M. Martinon s'empresse de déposer une plainte contre inconnu pour enlèvement.
L'inspecteur Jeansert, chargé de l'affaire, va alors devoir démêler une intrigue d'autant plus complexe que le comportement de M. Martinon semble parfois bien étrange...
Le petit Robert Martinon a été enlevé à la sortie de l'institution dans laquelle il était scolarisé.
C'est du moins ce qu'assure M. Martinon quand il vient chercher son neveu.
Mais le principal est persuadé que c'est bien M. Martinon qui est passé le chercher quelques heures auparavant... du moins, un homme qui lui ressemblait fortement.
Après que M. Martinon ait porté plainte contre inconnu pour enlèvement, l'inspecteur Jeansert est chargé de l'enquête.
Mais, quand il veut interroger M. Martinon, celui-ci vient de subir une lourde chute et une blessure à la tête. Chute ? Le médecin qui l'a ausculté, lui, est persuadé qu'il a été frappé avec un objet contondant.
La plupart du temps, quand je lis un récit de Musnik, je retrouve un des très nombreux personnages de l'auteur.
En effet, Musnik aimait réutiliser ses textes, mais aussi ses personnages et il en créa un très grand nombre (Mandragore, Jack Desly, Daniel Marsant, le commissaire Lenormand, le commissaire Benoît, Robert Lacelles, Michel Vaudreuil, Yves Michelot, l'inspecteur Gaspin, l'inspecteur Marcellin...)
Mais, parfois, je lis également des " one shot ", des récits indépendants, ce qui est le cas du titre du jour.
Si le fascicule fait 32 pages, le fait qu'il fut publié en petits caractères explique que le texte atteint 14500 mots là où la plupart des titres de ce format ne dépassent guère 10 000 mots.
Cet excédent (qui frise les 50 %) permet alors à l'auteur de développer un peu plus son histoire et on a déjà constaté que Musnik était plus à l'aise dans les textes longs que dans le pur format fasciculaire 32 pages (Lire la série « Mandragore » pour s'en convaincre).
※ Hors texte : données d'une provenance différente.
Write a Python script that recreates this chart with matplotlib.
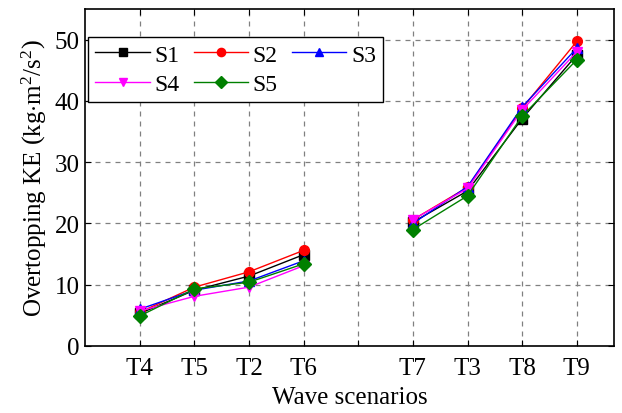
import numpy as np
import matplotlib.pyplot as plt

plt.rcParams['font.family'] = ['Liberation Serif', 'DejaVu Serif']
plt.rcParams['mathtext.fontset'] = 'custom'
plt.rcParams['mathtext.rm'] = 'Liberation Serif'
plt.rcParams['mathtext.it'] = 'Liberation Serif:italic'

# wave scenarios (two groups, gap between them)
left_labels = ['T4', 'T5', 'T2', 'T6']
right_labels = ['T7', 'T3', 'T8', 'T9']
left_pos = [1, 2, 3, 4]
right_pos = [6, 7, 8, 9]

series = ['S1', 'S2', 'S3', 'S4', 'S5']
s1 = [5.3, 9.1, 11.4, 14.9, 20.2, 25.3, 37.1, 47.5]
s2 = [5.5, 9.6, 12.1, 15.6, 20.6, 25.9, 38.8, 49.7]
s3 = [6.0, 9.1, 10.6, 13.9, 20.0, 26.0, 39.0, 48.6]
s4 = [5.7, 8.1, 9.6, 13.1, 20.6, 25.7, 38.5, 48.0]
s5 = [4.9, 9.3, 10.4, 13.4, 19.0, 24.5, 37.5, 46.7]
values = [s1, s2, s3, s4, s5]

colors = ['black', 'red', 'blue', 'magenta', 'green']
markers = ['s', 'o', '^', 'v', 'D']

fig = plt.figure(figsize=(6.22, 4.14), dpi=100)
ax = fig.add_axes([0.137, 0.162, 0.85, 0.814])

handles = []
for name, vals, c, m in zip(series, values, colors, markers):
    h, = ax.plot(left_pos, vals[:4], color=c, marker=m, markersize=7, lw=1, label=name)
    ax.plot(right_pos, vals[4:], color=c, marker=m, markersize=7, lw=1)
    handles.append(h)

ax.set_xlim(0, 9.68)
ax.set_ylim(0, 55)
ax.set_xticks(left_pos + [5] + right_pos)
ax.set_xticklabels(left_labels + [''] + right_labels)
ax.set_yticks([0, 10, 20, 30, 40, 50])
ax.tick_params(direction='in', top=True, right=True, labelsize=18, length=4)
ax.tick_params(axis='x', pad=8)
ax.tick_params(axis='y', pad=4)
ax.grid(True, linestyle=(0, (4, 4)), color='#808080', lw=0.9)
for sp in ax.spines.values():
    sp.set_linewidth(1.2)

ax.set_xlabel('Wave scenarios', fontsize=18, labelpad=5)
ax.set_ylabel(r'Overtopping KE $\left(\mathrm{kg{\cdot}m^2/s^2}\right)$', fontsize=18, labelpad=4)

# row-wise legend order: S1 S2 S3 / S4 S5
order = [0, 3, 1, 4, 2]
leg = ax.legend([handles[i] for i in order], [series[i] for i in order],
                ncol=3, loc='upper left', fontsize=17, fancybox=False, framealpha=1,
                edgecolor='black', handlelength=2.3, columnspacing=0.6,
                handletextpad=0.2, borderpad=0.3, labelspacing=0.35,
                borderaxespad=0, markerscale=0.85, bbox_to_anchor=(0.006, 0.917))
leg.get_frame().set_linewidth(1.0)

fig.savefig('out.png', dpi=100)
Et c'est donc le cas ici puisque Musnik (ou Ascain) développe une histoire plus complexe que d'ordinaire dans ses récits fasciculaires. Une histoire qui, non seulement, tient la route (bien qu'on puisse en douter en cours de lecture), mais qui s'avère, en plus pas inintéressante d'autant qu'il met en parallèle deux histoires qui, bien évidemment, vont finir par se réunir pour n'en faire qu'une.
Alors, il ne faut certes pas s'attendre à un immense suspens digne des meilleurs thrillers (pas assez de place, pas le genre de l'époque), mais l'ensemble se lit très agréablement d'autant qu'Ascain (ou Musnik) semble se départir un peu de sa plume un peu plate que je lui reprochais parfois (subjectivement ?).
Car, en effet, on a le droit à des variations de genres, l'auteur n'hésitant pas, parfois, à raccourcir ses phrases, pour dynamiser, n'hésitant pas même à proposer des phrases sans verbe.
Certes, le procédé n'est ni nouveau ni génial, mais il est suffisamment efficace pour le noter.
Au final, une partition à trois personnages qui se suit avec un réel plaisir et qui permet de constater que Claude Ascain (ou Henry Musnik) pouvait aussi écrire de bons fascicules policiers.